What is expected: Make an exact copy of the lines, leaving the pictures out.

▬▬▬▬▬▬▬▬▬▬

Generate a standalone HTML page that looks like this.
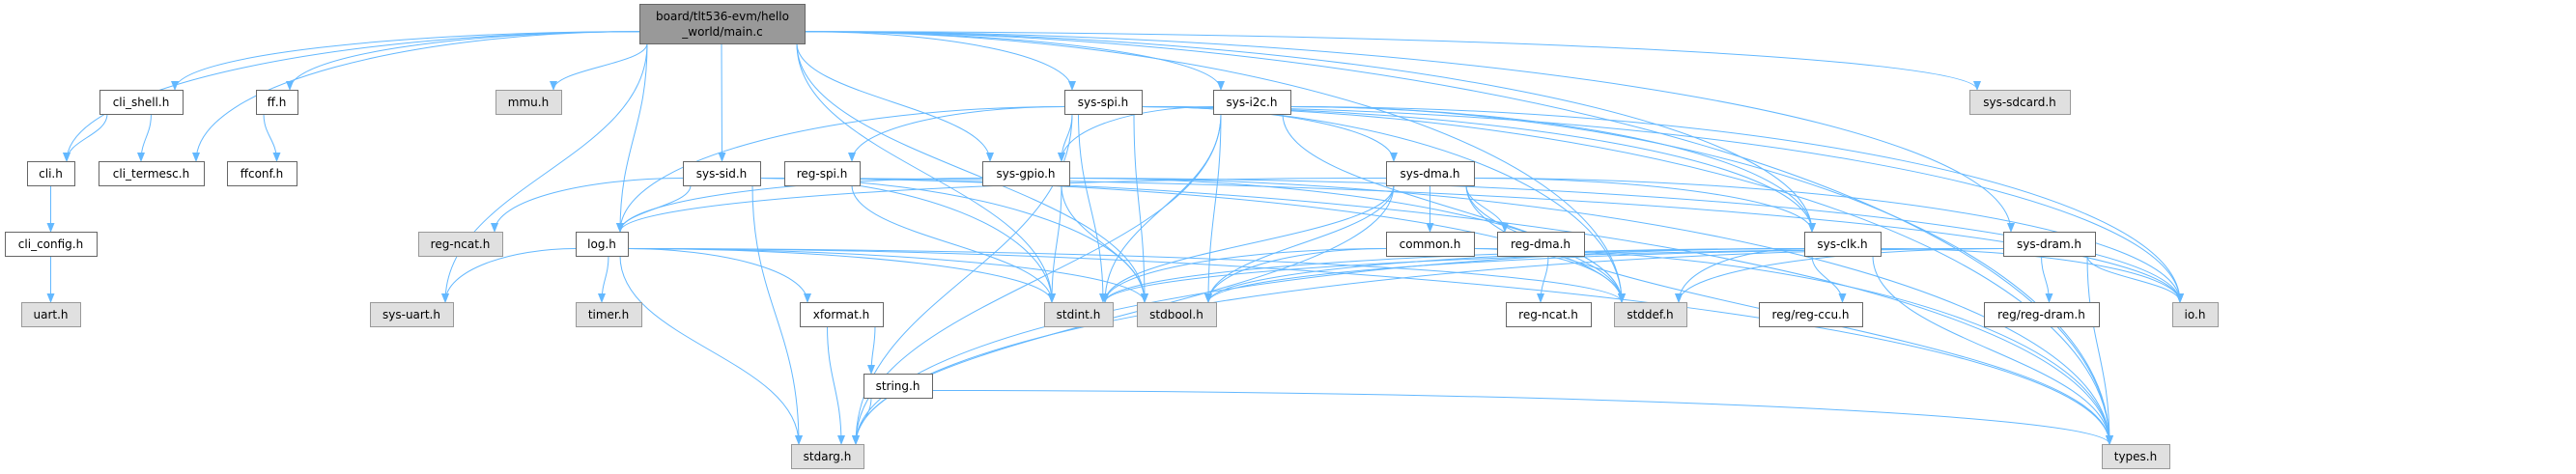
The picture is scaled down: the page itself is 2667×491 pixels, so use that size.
<!DOCTYPE html>
<html><head><meta charset="utf-8">
<style>
html,body{margin:0;padding:0;background:#fff;}
svg{display:block;}
text{font-family:"DejaVu Sans","Liberation Sans",sans-serif;font-size:12px;fill:#000;}
</style></head>
<body>
<svg id="g" width="2667" height="491" viewBox="0 0 2667 491" xmlns="http://www.w3.org/2000/svg">
<defs>
<marker id="ah" markerWidth="10" markerHeight="10" refX="9" refY="5" orient="auto" markerUnits="userSpaceOnUse">
<path d="M0,1 L10,5 L0,9 z" fill="#63b8ff"/>
</marker>
</defs>
<g id="edges" fill="none" stroke="#63b8ff" stroke-width="1"></g>
<g id="nodes" stroke="#666" stroke-width="1">
<rect x="662.5" y="4.5" width="171" height="41" fill="#999999"/>
<text x="748" y="21" text-anchor="middle" stroke="none">board/tlt536-evm/hello</text>
<text x="748" y="37" text-anchor="middle" stroke="none">_world/main.c</text>
</g>
</svg>
<script>
var N={
cli_shell:[103,93,189,118,'cli_shell.h',0],
ff:[265,93,308,118,'ff.h',0],
mmu:[513,93,581,118,'mmu.h',1],
spi:[1102,93,1182,118,'sys-spi.h',0],
i2c:[1256,93,1336,118,'sys-i2c.h',0],
sdcard:[2039,93,2143,118,'sys-sdcard.h',1],
cli:[28,167,77,192,'cli.h',0],
termesc:[102,167,211,192,'cli_termesc.h',0],
ffconf:[235,167,307,192,'ffconf.h',0],
sid:[707,167,787,192,'sys-sid.h',0],
regspi:[812,167,890,192,'reg-spi.h',0],
gpio:[1017,167,1107,192,'sys-gpio.h',0],
dma:[1435,167,1526,192,'sys-dma.h',0],
cliconf:[5,240,100,265,'cli_config.h',0],
ncat1:[433,240,520,265,'reg-ncat.h',1],
log:[596,240,650,265,'log.h',0],
common:[1435,240,1526,265,'common.h',0],
regdma:[1550,240,1640,265,'reg-dma.h',0],
clk:[1868,240,1947,265,'sys-clk.h',0],
dram:[2074,240,2169,265,'sys-dram.h',0],
uart:[22,313,83,338,'uart.h',1],
sysuart:[383,313,469,338,'sys-uart.h',1],
timer:[596,313,664,338,'timer.h',1],
xformat:[828,313,914,338,'xformat.h',0],
stdint:[1081,313,1152,338,'stdint.h',1],
stdbool:[1177,313,1259,338,'stdbool.h',1],
ncat2:[1559,313,1647,338,'reg-ncat.h',0],
stddef:[1671,313,1746,338,'stddef.h',1],
ccu:[1821,313,1928,338,'reg/reg-ccu.h',0],
regdram:[2054,313,2173,338,'reg/reg-dram.h',0],
io:[2249,313,2296,338,'io.h',1],
string:[894,387,965,412,'string.h',0],
stdarg:[819,460,894,485,'stdarg.h',1],
types:[2176,460,2246,485,'types.h',1],
main:[662,4,833,45,'',0]
};
var E=[
['main','cli_shell'],['main','cli'],['main','termesc'],['main','ff'],['main','mmu'],['main','sid'],['main','log'],['main','sysuart'],['main','stdint'],['main','stdbool'],['main','gpio'],['main','spi'],['main','i2c'],['main','dram'],['main','sdcard'],['main','stddef'],['main','types'],['main','clk'],
['cli_shell','cli'],['cli_shell','termesc'],['cli','cliconf'],['cliconf','uart'],['ff','ffconf'],
['sid','ncat1'],['sid','log'],['sid','stdarg'],['sid','stdint'],['sid','stdbool'],['sid','stddef'],['sid','io'],['sid','types'],
['log','sysuart'],['log','timer'],['log','xformat'],['log','stdint'],['log','stdbool'],['log','stddef'],['log','types'],['log','stdarg'],
['xformat','stdarg'],['xformat','string'],['string','stdarg'],['string','types'],
['spi','regspi'],['spi','log'],['spi','gpio'],['spi','dma'],['spi','stdint'],['spi','stdbool'],['spi','stddef'],['spi','stdarg'],['spi','clk'],['spi','io'],['spi','types'],
['i2c','gpio'],['i2c','clk'],['i2c','stdint'],['i2c','stdbool'],['i2c','stdarg'],['i2c','stddef'],['i2c','io'],['i2c','types'],
['regspi','stdint'],
['gpio','log'],['gpio','stdint'],['gpio','stdbool'],['gpio','stddef'],['gpio','io'],['gpio','types'],
['dma','common'],['dma','regdma'],['dma','log'],['dma','stdint'],['dma','stdbool'],['dma','stddef'],['dma','stdarg'],['dma','clk'],['dma','io'],['dma','types'],
['common','stdint'],['common','stdbool'],['common','stddef'],['common','types'],
['regdma','ncat2'],
['clk','ccu'],['clk','stdint'],['clk','stdbool'],['clk','stddef'],['clk','io'],['clk','types'],['clk','stdarg'],
['dram','regdram'],['dram','io'],['dram','types'],['dram','stdint'],['dram','stdbool'],['dram','stddef'],['dram','stdarg']
];
var NS='http://www.w3.org/2000/svg';
var eg=document.getElementById('edges');
function cl(v,a,b){return Math.max(a,Math.min(b,v));}
E.forEach(function(e){
 var s=N[e[0]],t=N[e[1]];
 var tcx=(t[0]+t[2])/2,scx=(s[0]+s[2])/2;
 var sx=cl(tcx,s[0]+8,s[2]-8),sy=s[3];
 var tx=cl(scx,t[0]+8,t[2]-8),ty=t[1];
 var dy=ty-sy;
 var d;
 if(Math.abs(tx-sx)>dy*2.5){
   // long horizontal: leave from side
   sx = tcx>scx? s[2]: s[0]; sy=(s[1]+s[3])/2+ (s[3]-s[1])*0.2;
   dy=ty-sy;
   d='M'+sx+','+sy+' C'+(sx+(tx-sx)*0.5)+','+sy+' '+tx+','+(ty-dy*0.6)+' '+tx+','+ty;
 } else {
   d='M'+sx+','+sy+' C'+sx+','+(sy+dy*0.45)+' '+tx+','+(ty-dy*0.45)+' '+tx+','+ty;
 }
 var p=document.createElementNS(NS,'path');
 p.setAttribute('d',d);p.setAttribute('marker-end','url(#ah)');
 eg.appendChild(p);
});
var ng=document.getElementById('nodes');
for(var k in N){ if(k==='main')continue; var n=N[k];
 var r=document.createElementNS(NS,'rect');
 r.setAttribute('x',n[0]+0.5);r.setAttribute('y',n[1]+0.5);
 r.setAttribute('width',n[2]-n[0]);r.setAttribute('height',n[3]-n[1]);
 r.setAttribute('fill',n[5]?'#e0e0e0':'#ffffff');
 r.setAttribute('stroke',n[5]?'#999':'#666');
 ng.appendChild(r);
 var t=document.createElementNS(NS,'text');
 t.setAttribute('x',(n[0]+n[2])/2);t.setAttribute('y',n[1]+17);
 t.setAttribute('text-anchor','middle');t.setAttribute('stroke','none');
 t.textContent=n[4];ng.appendChild(t);
}
</script>
</body></html>
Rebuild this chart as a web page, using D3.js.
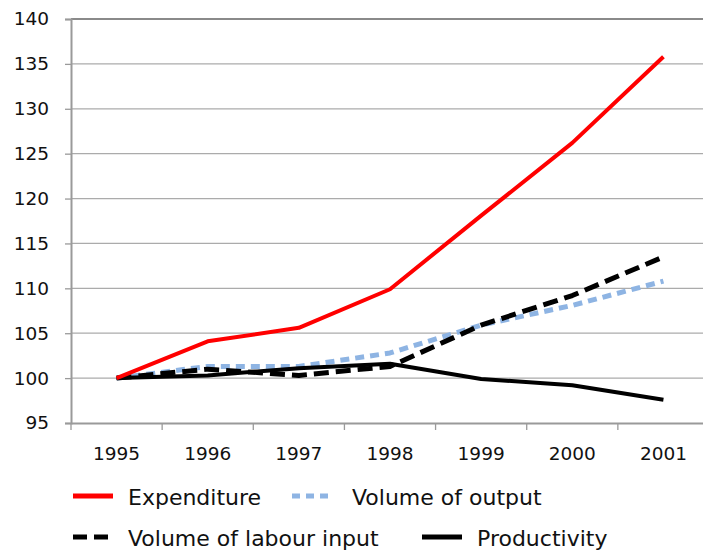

▬▬▬▬▬▬▬▬▬▬

Task result:
Generate a standalone HTML page that looks like this.
The picture is scaled down: the page itself is 2667×491 pixels, so use that size.
<!DOCTYPE html>
<html><head><meta charset="utf-8">
<style>
html,body{margin:0;padding:0;background:#fff;}
svg{display:block;}
text{font-family:"DejaVu Sans","Liberation Sans",sans-serif;font-size:12px;fill:#000;}
</style></head>
<body>
<svg id="g" width="2667" height="491" viewBox="0 0 2667 491" xmlns="http://www.w3.org/2000/svg">
<defs>
<marker id="ah" markerWidth="10" markerHeight="10" refX="9" refY="5" orient="auto" markerUnits="userSpaceOnUse">
<path d="M0,1 L10,5 L0,9 z" fill="#63b8ff"/>
</marker>
</defs>
<g id="edges" fill="none" stroke="#63b8ff" stroke-width="1"></g>
<g id="nodes" stroke="#666" stroke-width="1">
<rect x="662.5" y="4.5" width="171" height="41" fill="#999999"/>
<text x="748" y="21" text-anchor="middle" stroke="none">board/tlt536-evm/hello</text>
<text x="748" y="37" text-anchor="middle" stroke="none">_world/main.c</text>
</g>
</svg>
<script>
var N={
cli_shell:[103,93,189,118,'cli_shell.h',0],
ff:[265,93,308,118,'ff.h',0],
mmu:[513,93,581,118,'mmu.h',1],
spi:[1102,93,1182,118,'sys-spi.h',0],
i2c:[1256,93,1336,118,'sys-i2c.h',0],
sdcard:[2039,93,2143,118,'sys-sdcard.h',1],
cli:[28,167,77,192,'cli.h',0],
termesc:[102,167,211,192,'cli_termesc.h',0],
ffconf:[235,167,307,192,'ffconf.h',0],
sid:[707,167,787,192,'sys-sid.h',0],
regspi:[812,167,890,192,'reg-spi.h',0],
gpio:[1017,167,1107,192,'sys-gpio.h',0],
dma:[1435,167,1526,192,'sys-dma.h',0],
cliconf:[5,240,100,265,'cli_config.h',0],
ncat1:[433,240,520,265,'reg-ncat.h',1],
log:[596,240,650,265,'log.h',0],
common:[1435,240,1526,265,'common.h',0],
regdma:[1550,240,1640,265,'reg-dma.h',0],
clk:[1868,240,1947,265,'sys-clk.h',0],
dram:[2074,240,2169,265,'sys-dram.h',0],
uart:[22,313,83,338,'uart.h',1],
sysuart:[383,313,469,338,'sys-uart.h',1],
timer:[596,313,664,338,'timer.h',1],
xformat:[828,313,914,338,'xformat.h',0],
stdint:[1081,313,1152,338,'stdint.h',1],
stdbool:[1177,313,1259,338,'stdbool.h',1],
ncat2:[1559,313,1647,338,'reg-ncat.h',0],
stddef:[1671,313,1746,338,'stddef.h',1],
ccu:[1821,313,1928,338,'reg/reg-ccu.h',0],
regdram:[2054,313,2173,338,'reg/reg-dram.h',0],
io:[2249,313,2296,338,'io.h',1],
string:[894,387,965,412,'string.h',0],
stdarg:[819,460,894,485,'stdarg.h',1],
types:[2176,460,2246,485,'types.h',1],
main:[662,4,833,45,'',0]
};
var E=[
['main','cli_shell'],['main','cli'],['main','termesc'],['main','ff'],['main','mmu'],['main','sid'],['main','log'],['main','sysuart'],['main','stdint'],['main','stdbool'],['main','gpio'],['main','spi'],['main','i2c'],['main','dram'],['main','sdcard'],['main','stddef'],['main','types'],['main','clk'],
['cli_shell','cli'],['cli_shell','termesc'],['cli','cliconf'],['cliconf','uart'],['ff','ffconf'],
['sid','ncat1'],['sid','log'],['sid','stdarg'],['sid','stdint'],['sid','stdbool'],['sid','stddef'],['sid','io'],['sid','types'],
['log','sysuart'],['log','timer'],['log','xformat'],['log','stdint'],['log','stdbool'],['log','stddef'],['log','types'],['log','stdarg'],
['xformat','stdarg'],['xformat','string'],['string','stdarg'],['string','types'],
['spi','regspi'],['spi','log'],['spi','gpio'],['spi','dma'],['spi','stdint'],['spi','stdbool'],['spi','stddef'],['spi','stdarg'],['spi','clk'],['spi','io'],['spi','types'],
['i2c','gpio'],['i2c','clk'],['i2c','stdint'],['i2c','stdbool'],['i2c','stdarg'],['i2c','stddef'],['i2c','io'],['i2c','types'],
['regspi','stdint'],
['gpio','log'],['gpio','stdint'],['gpio','stdbool'],['gpio','stddef'],['gpio','io'],['gpio','types'],
['dma','common'],['dma','regdma'],['dma','log'],['dma','stdint'],['dma','stdbool'],['dma','stddef'],['dma','stdarg'],['dma','clk'],['dma','io'],['dma','types'],
['common','stdint'],['common','stdbool'],['common','stddef'],['common','types'],
['regdma','ncat2'],
['clk','ccu'],['clk','stdint'],['clk','stdbool'],['clk','stddef'],['clk','io'],['clk','types'],['clk','stdarg'],
['dram','regdram'],['dram','io'],['dram','types'],['dram','stdint'],['dram','stdbool'],['dram','stddef'],['dram','stdarg']
];
var NS='http://www.w3.org/2000/svg';
var eg=document.getElementById('edges');
function cl(v,a,b){return Math.max(a,Math.min(b,v));}
E.forEach(function(e){
 var s=N[e[0]],t=N[e[1]];
 var tcx=(t[0]+t[2])/2,scx=(s[0]+s[2])/2;
 var sx=cl(tcx,s[0]+8,s[2]-8),sy=s[3];
 var tx=cl(scx,t[0]+8,t[2]-8),ty=t[1];
 var dy=ty-sy;
 var d;
 if(Math.abs(tx-sx)>dy*2.5){
   // long horizontal: leave from side
   sx = tcx>scx? s[2]: s[0]; sy=(s[1]+s[3])/2+ (s[3]-s[1])*0.2;
   dy=ty-sy;
   d='M'+sx+','+sy+' C'+(sx+(tx-sx)*0.5)+','+sy+' '+tx+','+(ty-dy*0.6)+' '+tx+','+ty;
 } else {
   d='M'+sx+','+sy+' C'+sx+','+(sy+dy*0.45)+' '+tx+','+(ty-dy*0.45)+' '+tx+','+ty;
 }
 var p=document.createElementNS(NS,'path');
 p.setAttribute('d',d);p.setAttribute('marker-end','url(#ah)');
 eg.appendChild(p);
});
var ng=document.getElementById('nodes');
for(var k in N){ if(k==='main')continue; var n=N[k];
 var r=document.createElementNS(NS,'rect');
 r.setAttribute('x',n[0]+0.5);r.setAttribute('y',n[1]+0.5);
 r.setAttribute('width',n[2]-n[0]);r.setAttribute('height',n[3]-n[1]);
 r.setAttribute('fill',n[5]?'#e0e0e0':'#ffffff');
 r.setAttribute('stroke',n[5]?'#999':'#666');
 ng.appendChild(r);
 var t=document.createElementNS(NS,'text');
 t.setAttribute('x',(n[0]+n[2])/2);t.setAttribute('y',n[1]+17);
 t.setAttribute('text-anchor','middle');t.setAttribute('stroke','none');
 t.textContent=n[4];ng.appendChild(t);
}
</script>
</body></html>
Rebuild this chart as a web page, using D3.js.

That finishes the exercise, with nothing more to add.